[WORK TO BE COMPLETED]
Give an exact transcription of every line, dropping the images.

[DATA BLOCK]
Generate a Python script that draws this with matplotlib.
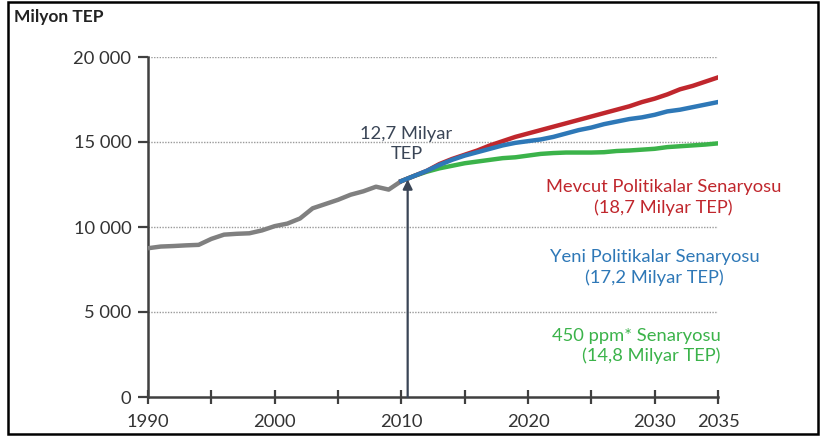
import numpy as np
import matplotlib.pyplot as plt
from matplotlib.patches import Rectangle

plt.rcParams['font.family'] = ['Lato', 'DejaVu Sans']

# historical consumption, Mtoe
hist_years = list(range(1990, 2011))
hist_vals = [8750, 8850, 8880, 8920, 8950, 9300, 9550, 9600, 9630, 9800, 10050,
             10200, 10500, 11100, 11350, 11600, 11900, 12100, 12370, 12200, 12700]

proj_years = list(range(2010, 2036))
current_policies = [12700, 13000, 13300, 13700, 14000, 14250, 14500, 14800, 15050, 15300,
                    15500, 15700, 15900, 16100, 16300, 16500, 16700, 16900, 17100, 17350,
                    17550, 17800, 18100, 18300, 18550, 18800]
new_policies = [12700, 13000, 13300, 13650, 13950, 14200, 14400, 14600, 14800, 14950,
                15050, 15150, 15300, 15500, 15700, 15850, 16050, 16200, 16350, 16450,
                16600, 16800, 16900, 17050, 17200, 17350]
ppm450 = [12700, 13000, 13250, 13450, 13600, 13750, 13850, 13950, 14050, 14100,
          14200, 14300, 14350, 14380, 14380, 14380, 14400, 14470, 14500, 14550,
          14600, 14700, 14750, 14800, 14850, 14920]

yticks = [0, 5000, 10000, 15000, 20000]
ytick_labels = ['0', '5 000', '10 000', '15 000', '20 000']
xticks = [1990, 2000, 2010, 2020, 2030, 2035]
xminor = [1995, 2005, 2015, 2025]

RED = '#c0272d'
BLUE = '#2e78b7'
GREEN = '#3bb34a'
GRAY = '#808080'
DARK = '#3a4556'
FS = 13.2

fig = plt.figure(figsize=(8.25, 4.41), dpi=100)
ax = fig.add_axes([148/825, 1-397/441, (718-148)/825, (397-57)/441])

for y in yticks[1:]:
    ax.plot([1990, 2035], [y, y], color='#9a9a9a', lw=1.0, ls=(0, (1, 1)), zorder=1)

ax.plot(hist_years, hist_vals, color=GRAY, lw=3.2, solid_capstyle='butt', zorder=3)
ax.plot(proj_years, current_policies, color=RED, lw=3.2, zorder=3)
ax.plot(proj_years, new_policies, color=BLUE, lw=3.2, zorder=4)
ax.plot(proj_years, ppm450, color=GREEN, lw=3.2, zorder=2)

# arrow pointing at the 2010 level
ax.annotate('', xy=(2010.5, 12800), xytext=(2010.5, 0),
            arrowprops=dict(arrowstyle='-|>', color=DARK, lw=1.6, mutation_scale=14,
                            shrinkA=0, shrinkB=0), zorder=5)
ax.text(2010.4, 14900, '12,7 Milyar\nTEP', ha='center', va='center', color=DARK,
        fontsize=FS, linespacing=1.3)

ax.text(2030.7, 11750, 'Mevcut Politikalar Senaryosu\n(18,7 Milyar TEP)', ha='center',
        va='center', color=RED, fontsize=FS, linespacing=1.3)
ax.text(2030.0, 7600, 'Yeni Politikalar Senaryosu\n(17,2 Milyar TEP)', ha='center',
        va='center', color=BLUE, fontsize=FS, linespacing=1.3)
ax.text(2035.2, 3000, '450 ppm* Senaryosu\n(14,8 Milyar TEP)', ha='right',
        va='center', color=GREEN, fontsize=FS, linespacing=1.3, multialignment='right')

ax.set_xlim(1990, 2035)
ax.set_ylim(0, 20000)
ax.set_yticks(yticks)
ax.set_yticklabels(ytick_labels)
ax.set_xticks(xticks)
ax.set_xticks(xminor, minor=True)
for s in ['top', 'right']:
    ax.spines[s].set_visible(False)
for s in ['left', 'bottom']:
    ax.spines[s].set_color('#404040')
    ax.spines[s].set_linewidth(1.8)
ax.tick_params(axis='y', length=7, width=1.6, color='#404040', labelsize=FS,
               labelcolor='#333333', pad=5)
ax.tick_params(axis='x', which='both', direction='inout', length=10, width=1.6,
               color='#404040', labelsize=FS, labelcolor='#333333', pad=7)
ax.patch.set_visible(False)

fig.text(14/825, 1-17/441, 'Milyon TEP', ha='left', va='center', fontsize=12.5,
         fontweight='bold', color='#222222')

fig.patches.append(Rectangle((8/825, 1-434/441), (818-8)/825, (434-2)/441,
                             transform=fig.transFigure, fill=False,
                             edgecolor='black', lw=1.8))

fig.savefig('out.png', dpi=100)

[TASK RESPONSE]
Generate a Python script that draws this with matplotlib.
import numpy as np
import matplotlib.pyplot as plt
from matplotlib.patches import Rectangle

plt.rcParams['font.family'] = ['Lato', 'DejaVu Sans']

# historical consumption, Mtoe
hist_years = list(range(1990, 2011))
hist_vals = [8750, 8850, 8880, 8920, 8950, 9300, 9550, 9600, 9630, 9800, 10050,
             10200, 10500, 11100, 11350, 11600, 11900, 12100, 12370, 12200, 12700]

proj_years = list(range(2010, 2036))
current_policies = [12700, 13000, 13300, 13700, 14000, 14250, 14500, 14800, 15050, 15300,
                    15500, 15700, 15900, 16100, 16300, 16500, 16700, 16900, 17100, 17350,
                    17550, 17800, 18100, 18300, 18550, 18800]
new_policies = [12700, 13000, 13300, 13650, 13950, 14200, 14400, 14600, 14800, 14950,
                15050, 15150, 15300, 15500, 15700, 15850, 16050, 16200, 16350, 16450,
                16600, 16800, 16900, 17050, 17200, 17350]
ppm450 = [12700, 13000, 13250, 13450, 13600, 13750, 13850, 13950, 14050, 14100,
          14200, 14300, 14350, 14380, 14380, 14380, 14400, 14470, 14500, 14550,
          14600, 14700, 14750, 14800, 14850, 14920]

yticks = [0, 5000, 10000, 15000, 20000]
ytick_labels = ['0', '5 000', '10 000', '15 000', '20 000']
xticks = [1990, 2000, 2010, 2020, 2030, 2035]
xminor = [1995, 2005, 2015, 2025]

RED = '#c0272d'
BLUE = '#2e78b7'
GREEN = '#3bb34a'
GRAY = '#808080'
DARK = '#3a4556'
FS = 13.2

fig = plt.figure(figsize=(8.25, 4.41), dpi=100)
ax = fig.add_axes([148/825, 1-397/441, (718-148)/825, (397-57)/441])

for y in yticks[1:]:
    ax.plot([1990, 2035], [y, y], color='#9a9a9a', lw=1.0, ls=(0, (1, 1)), zorder=1)

ax.plot(hist_years, hist_vals, color=GRAY, lw=3.2, solid_capstyle='butt', zorder=3)
ax.plot(proj_years, current_policies, color=RED, lw=3.2, zorder=3)
ax.plot(proj_years, new_policies, color=BLUE, lw=3.2, zorder=4)
ax.plot(proj_years, ppm450, color=GREEN, lw=3.2, zorder=2)

# arrow pointing at the 2010 level
ax.annotate('', xy=(2010.5, 12800), xytext=(2010.5, 0),
            arrowprops=dict(arrowstyle='-|>', color=DARK, lw=1.6, mutation_scale=14,
                            shrinkA=0, shrinkB=0), zorder=5)
ax.text(2010.4, 14900, '12,7 Milyar\nTEP', ha='center', va='center', color=DARK,
        fontsize=FS, linespacing=1.3)

ax.text(2030.7, 11750, 'Mevcut Politikalar Senaryosu\n(18,7 Milyar TEP)', ha='center',
        va='center', color=RED, fontsize=FS, linespacing=1.3)
ax.text(2030.0, 7600, 'Yeni Politikalar Senaryosu\n(17,2 Milyar TEP)', ha='center',
        va='center', color=BLUE, fontsize=FS, linespacing=1.3)
ax.text(2035.2, 3000, '450 ppm* Senaryosu\n(14,8 Milyar TEP)', ha='right',
        va='center', color=GREEN, fontsize=FS, linespacing=1.3, multialignment='right')

ax.set_xlim(1990, 2035)
ax.set_ylim(0, 20000)
ax.set_yticks(yticks)
ax.set_yticklabels(ytick_labels)
ax.set_xticks(xticks)
ax.set_xticks(xminor, minor=True)
for s in ['top', 'right']:
    ax.spines[s].set_visible(False)
for s in ['left', 'bottom']:
    ax.spines[s].set_color('#404040')
    ax.spines[s].set_linewidth(1.8)
ax.tick_params(axis='y', length=7, width=1.6, color='#404040', labelsize=FS,
               labelcolor='#333333', pad=5)
ax.tick_params(axis='x', which='both', direction='inout', length=10, width=1.6,
               color='#404040', labelsize=FS, labelcolor='#333333', pad=7)
ax.patch.set_visible(False)

fig.text(14/825, 1-17/441, 'Milyon TEP', ha='left', va='center', fontsize=12.5,
         fontweight='bold', color='#222222')

fig.patches.append(Rectangle((8/825, 1-434/441), (818-8)/825, (434-2)/441,
                             transform=fig.transFigure, fill=False,
                             edgecolor='black', lw=1.8))

fig.savefig('out.png', dpi=100)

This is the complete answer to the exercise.